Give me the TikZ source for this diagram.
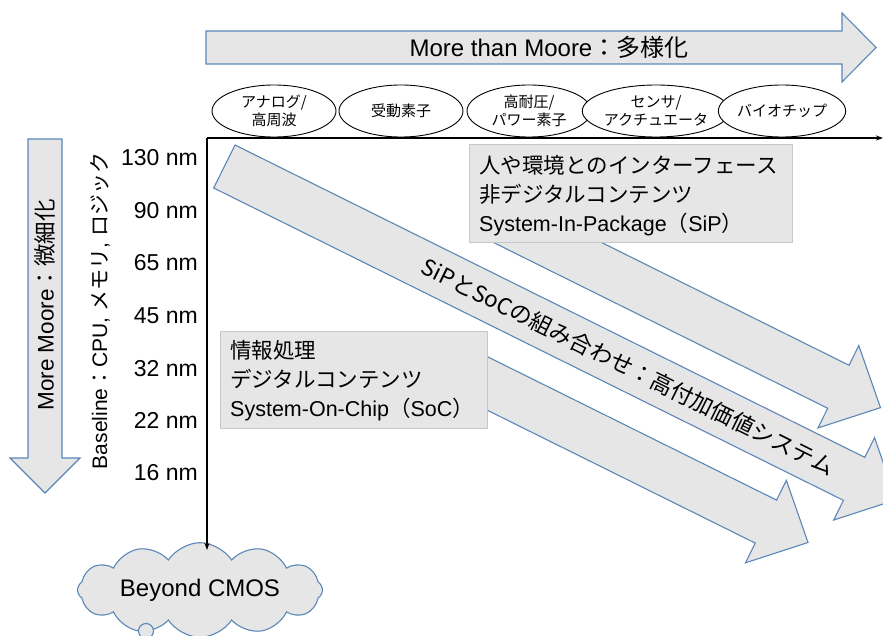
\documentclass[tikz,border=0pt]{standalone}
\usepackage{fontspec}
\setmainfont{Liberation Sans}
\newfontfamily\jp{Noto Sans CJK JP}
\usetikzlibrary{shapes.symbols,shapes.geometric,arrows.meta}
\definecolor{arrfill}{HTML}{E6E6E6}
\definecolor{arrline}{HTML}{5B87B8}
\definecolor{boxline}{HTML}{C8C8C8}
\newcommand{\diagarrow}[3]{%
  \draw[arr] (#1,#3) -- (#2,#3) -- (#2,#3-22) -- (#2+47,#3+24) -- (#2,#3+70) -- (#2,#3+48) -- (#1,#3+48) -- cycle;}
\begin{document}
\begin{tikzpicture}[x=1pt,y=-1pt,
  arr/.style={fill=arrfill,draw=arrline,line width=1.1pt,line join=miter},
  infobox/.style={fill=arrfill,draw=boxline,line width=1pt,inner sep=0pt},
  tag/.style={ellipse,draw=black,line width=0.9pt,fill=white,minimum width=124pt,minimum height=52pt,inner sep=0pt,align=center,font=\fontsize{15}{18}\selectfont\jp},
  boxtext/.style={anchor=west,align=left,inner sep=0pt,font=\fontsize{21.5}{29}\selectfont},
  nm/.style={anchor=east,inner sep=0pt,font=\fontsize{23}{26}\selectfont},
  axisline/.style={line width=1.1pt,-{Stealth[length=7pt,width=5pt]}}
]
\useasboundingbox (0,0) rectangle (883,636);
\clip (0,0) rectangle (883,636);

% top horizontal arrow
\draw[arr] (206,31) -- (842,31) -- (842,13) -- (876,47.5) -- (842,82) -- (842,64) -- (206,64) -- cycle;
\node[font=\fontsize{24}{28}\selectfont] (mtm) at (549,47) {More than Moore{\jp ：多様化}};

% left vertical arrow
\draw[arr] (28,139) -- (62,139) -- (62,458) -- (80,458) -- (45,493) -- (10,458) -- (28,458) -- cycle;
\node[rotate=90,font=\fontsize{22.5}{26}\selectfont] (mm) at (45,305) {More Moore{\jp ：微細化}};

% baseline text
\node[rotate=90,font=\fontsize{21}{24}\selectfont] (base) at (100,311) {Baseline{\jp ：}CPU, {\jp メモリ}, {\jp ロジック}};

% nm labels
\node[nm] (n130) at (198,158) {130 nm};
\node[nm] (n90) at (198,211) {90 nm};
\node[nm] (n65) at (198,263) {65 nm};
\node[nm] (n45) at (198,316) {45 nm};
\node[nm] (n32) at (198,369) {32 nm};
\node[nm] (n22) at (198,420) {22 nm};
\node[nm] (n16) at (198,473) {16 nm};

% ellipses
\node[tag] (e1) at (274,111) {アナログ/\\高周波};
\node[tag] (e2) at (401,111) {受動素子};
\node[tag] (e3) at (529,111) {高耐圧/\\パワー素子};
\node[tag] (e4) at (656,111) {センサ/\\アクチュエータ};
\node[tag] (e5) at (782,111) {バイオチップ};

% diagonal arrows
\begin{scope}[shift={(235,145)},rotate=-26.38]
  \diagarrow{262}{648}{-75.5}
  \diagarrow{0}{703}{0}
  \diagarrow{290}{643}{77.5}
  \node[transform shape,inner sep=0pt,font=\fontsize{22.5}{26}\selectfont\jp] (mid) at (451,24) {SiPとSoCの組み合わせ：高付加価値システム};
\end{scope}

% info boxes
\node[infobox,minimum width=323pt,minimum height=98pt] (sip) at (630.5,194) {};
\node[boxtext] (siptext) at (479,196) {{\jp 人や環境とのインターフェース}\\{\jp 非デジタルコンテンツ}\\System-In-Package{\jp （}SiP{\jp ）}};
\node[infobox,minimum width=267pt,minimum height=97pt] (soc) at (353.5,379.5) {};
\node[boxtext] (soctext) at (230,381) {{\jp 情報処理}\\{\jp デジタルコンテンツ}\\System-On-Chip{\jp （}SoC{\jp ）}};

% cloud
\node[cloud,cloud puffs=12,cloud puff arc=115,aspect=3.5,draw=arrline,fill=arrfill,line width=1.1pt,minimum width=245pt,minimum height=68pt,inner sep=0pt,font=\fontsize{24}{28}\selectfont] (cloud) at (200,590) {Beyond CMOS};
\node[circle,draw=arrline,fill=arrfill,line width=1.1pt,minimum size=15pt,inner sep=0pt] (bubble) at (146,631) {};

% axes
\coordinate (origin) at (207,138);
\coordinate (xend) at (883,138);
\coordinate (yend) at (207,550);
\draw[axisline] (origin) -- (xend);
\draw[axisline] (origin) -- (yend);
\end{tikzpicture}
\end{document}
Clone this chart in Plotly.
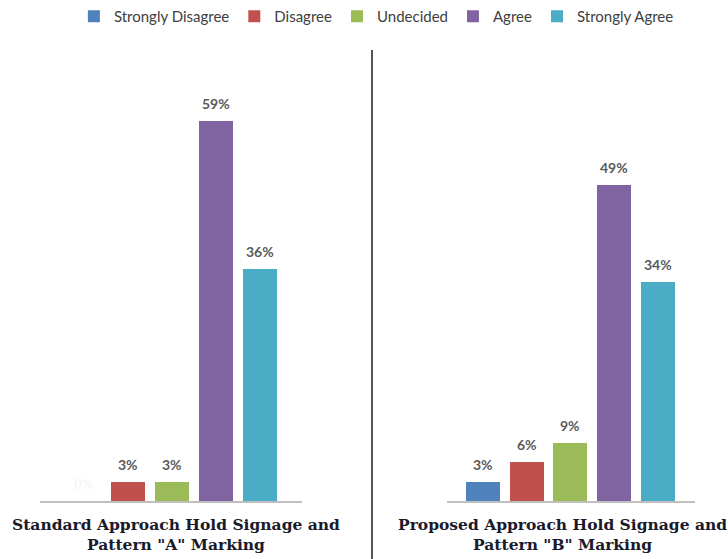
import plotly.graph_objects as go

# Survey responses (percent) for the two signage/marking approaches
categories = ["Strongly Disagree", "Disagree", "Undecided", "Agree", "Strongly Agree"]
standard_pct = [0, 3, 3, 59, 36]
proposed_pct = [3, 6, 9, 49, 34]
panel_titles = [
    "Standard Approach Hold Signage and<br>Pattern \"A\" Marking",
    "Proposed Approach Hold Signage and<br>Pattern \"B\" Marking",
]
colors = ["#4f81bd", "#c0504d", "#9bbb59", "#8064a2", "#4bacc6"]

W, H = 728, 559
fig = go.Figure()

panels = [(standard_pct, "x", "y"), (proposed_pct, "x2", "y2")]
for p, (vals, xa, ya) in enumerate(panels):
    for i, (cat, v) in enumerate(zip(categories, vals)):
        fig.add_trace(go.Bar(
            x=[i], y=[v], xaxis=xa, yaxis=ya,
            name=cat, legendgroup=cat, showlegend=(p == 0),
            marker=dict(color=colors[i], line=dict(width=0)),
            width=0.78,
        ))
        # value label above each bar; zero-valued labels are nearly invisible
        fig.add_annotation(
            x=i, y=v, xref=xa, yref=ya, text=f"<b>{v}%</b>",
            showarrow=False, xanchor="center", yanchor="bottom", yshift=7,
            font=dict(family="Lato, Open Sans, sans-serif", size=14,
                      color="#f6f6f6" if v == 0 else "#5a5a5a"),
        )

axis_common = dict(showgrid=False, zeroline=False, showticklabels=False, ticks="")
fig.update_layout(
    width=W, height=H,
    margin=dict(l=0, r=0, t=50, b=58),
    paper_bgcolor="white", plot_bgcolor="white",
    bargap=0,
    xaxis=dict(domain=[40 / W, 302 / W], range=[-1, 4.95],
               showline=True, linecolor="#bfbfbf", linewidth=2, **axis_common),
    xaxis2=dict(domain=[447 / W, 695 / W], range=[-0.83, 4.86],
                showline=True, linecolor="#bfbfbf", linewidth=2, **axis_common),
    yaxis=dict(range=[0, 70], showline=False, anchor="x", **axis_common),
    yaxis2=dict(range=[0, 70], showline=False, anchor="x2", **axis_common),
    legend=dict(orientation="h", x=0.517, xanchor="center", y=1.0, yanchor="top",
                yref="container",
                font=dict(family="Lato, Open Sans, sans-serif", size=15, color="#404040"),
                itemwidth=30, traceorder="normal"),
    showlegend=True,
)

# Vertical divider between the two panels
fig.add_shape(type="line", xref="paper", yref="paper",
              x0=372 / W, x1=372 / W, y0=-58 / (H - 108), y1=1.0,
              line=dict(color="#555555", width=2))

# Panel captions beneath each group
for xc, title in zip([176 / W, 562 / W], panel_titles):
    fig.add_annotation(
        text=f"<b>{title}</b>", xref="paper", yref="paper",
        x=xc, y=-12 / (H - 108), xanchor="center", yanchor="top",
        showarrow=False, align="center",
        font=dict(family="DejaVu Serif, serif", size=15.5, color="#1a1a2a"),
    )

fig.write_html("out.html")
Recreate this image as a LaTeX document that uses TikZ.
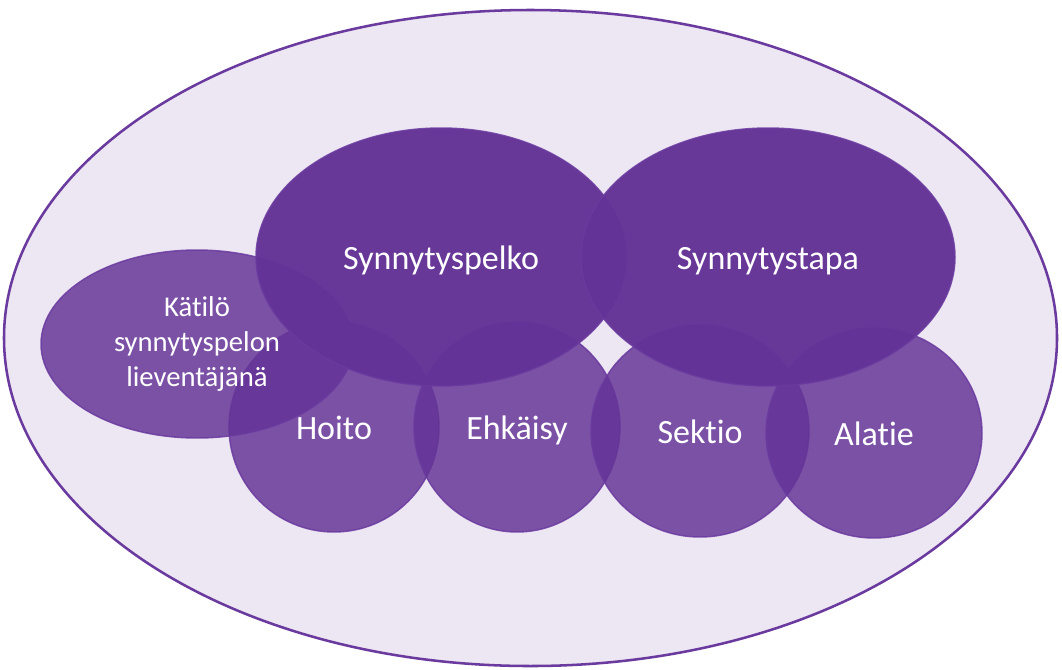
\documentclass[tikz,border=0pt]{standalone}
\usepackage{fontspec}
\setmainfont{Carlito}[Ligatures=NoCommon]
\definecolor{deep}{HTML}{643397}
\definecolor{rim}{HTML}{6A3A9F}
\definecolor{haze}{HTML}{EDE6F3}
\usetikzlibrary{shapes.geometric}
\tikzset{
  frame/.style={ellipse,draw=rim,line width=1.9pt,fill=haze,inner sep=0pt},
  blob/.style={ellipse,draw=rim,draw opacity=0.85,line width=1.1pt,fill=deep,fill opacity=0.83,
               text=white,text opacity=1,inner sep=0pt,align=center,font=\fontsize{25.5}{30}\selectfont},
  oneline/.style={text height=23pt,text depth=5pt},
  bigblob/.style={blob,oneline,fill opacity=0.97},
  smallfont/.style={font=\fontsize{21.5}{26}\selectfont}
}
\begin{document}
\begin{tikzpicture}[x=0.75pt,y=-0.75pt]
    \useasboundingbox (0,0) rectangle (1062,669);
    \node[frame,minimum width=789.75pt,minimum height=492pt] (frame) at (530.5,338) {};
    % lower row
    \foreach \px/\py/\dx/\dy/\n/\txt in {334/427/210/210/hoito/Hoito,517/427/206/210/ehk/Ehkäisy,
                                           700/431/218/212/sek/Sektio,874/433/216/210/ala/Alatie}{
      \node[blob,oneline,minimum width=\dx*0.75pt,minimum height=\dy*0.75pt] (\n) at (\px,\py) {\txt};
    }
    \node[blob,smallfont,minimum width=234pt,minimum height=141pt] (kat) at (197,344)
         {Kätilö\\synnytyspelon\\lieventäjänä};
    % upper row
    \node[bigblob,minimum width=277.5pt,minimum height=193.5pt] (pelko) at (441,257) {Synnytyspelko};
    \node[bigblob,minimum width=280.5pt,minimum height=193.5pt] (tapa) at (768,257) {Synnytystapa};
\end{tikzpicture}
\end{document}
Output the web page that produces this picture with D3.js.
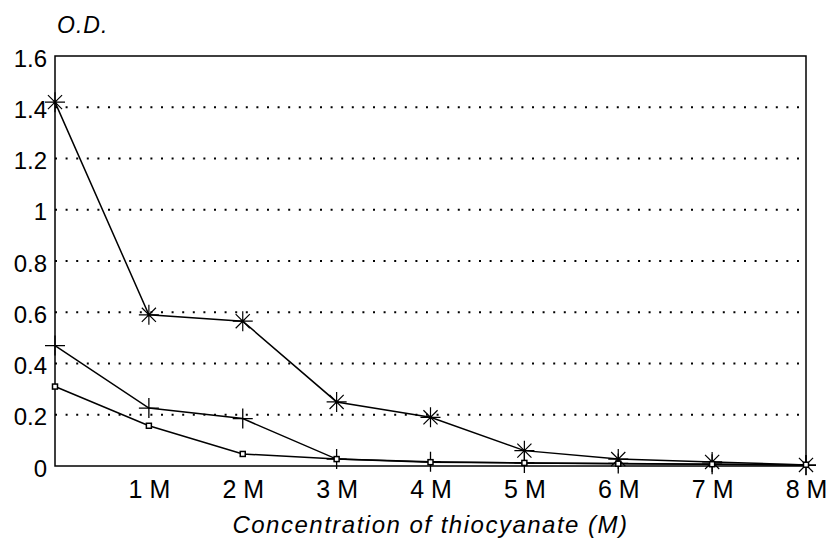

• **Task to carry out**
Start at the first line of the records and write out everything up to and including the line containing "(mtm) at (549,47)". No pictures.

• **Solution**
Give me the TikZ source for this diagram.
\documentclass[tikz,border=0pt]{standalone}
\usepackage{fontspec}
\setmainfont{Liberation Sans}
\newfontfamily\jp{Noto Sans CJK JP}
\usetikzlibrary{shapes.symbols,shapes.geometric,arrows.meta}
\definecolor{arrfill}{HTML}{E6E6E6}
\definecolor{arrline}{HTML}{5B87B8}
\definecolor{boxline}{HTML}{C8C8C8}
\newcommand{\diagarrow}[3]{%
  \draw[arr] (#1,#3) -- (#2,#3) -- (#2,#3-22) -- (#2+47,#3+24) -- (#2,#3+70) -- (#2,#3+48) -- (#1,#3+48) -- cycle;}
\begin{document}
\begin{tikzpicture}[x=1pt,y=-1pt,
  arr/.style={fill=arrfill,draw=arrline,line width=1.1pt,line join=miter},
  infobox/.style={fill=arrfill,draw=boxline,line width=1pt,inner sep=0pt},
  tag/.style={ellipse,draw=black,line width=0.9pt,fill=white,minimum width=124pt,minimum height=52pt,inner sep=0pt,align=center,font=\fontsize{15}{18}\selectfont\jp},
  boxtext/.style={anchor=west,align=left,inner sep=0pt,font=\fontsize{21.5}{29}\selectfont},
  nm/.style={anchor=east,inner sep=0pt,font=\fontsize{23}{26}\selectfont},
  axisline/.style={line width=1.1pt,-{Stealth[length=7pt,width=5pt]}}
]
\useasboundingbox (0,0) rectangle (883,636);
\clip (0,0) rectangle (883,636);

% top horizontal arrow
\draw[arr] (206,31) -- (842,31) -- (842,13) -- (876,47.5) -- (842,82) -- (842,64) -- (206,64) -- cycle;
\node[font=\fontsize{24}{28}\selectfont] (mtm) at (549,47) {More than Moore{\jp ：多様化}};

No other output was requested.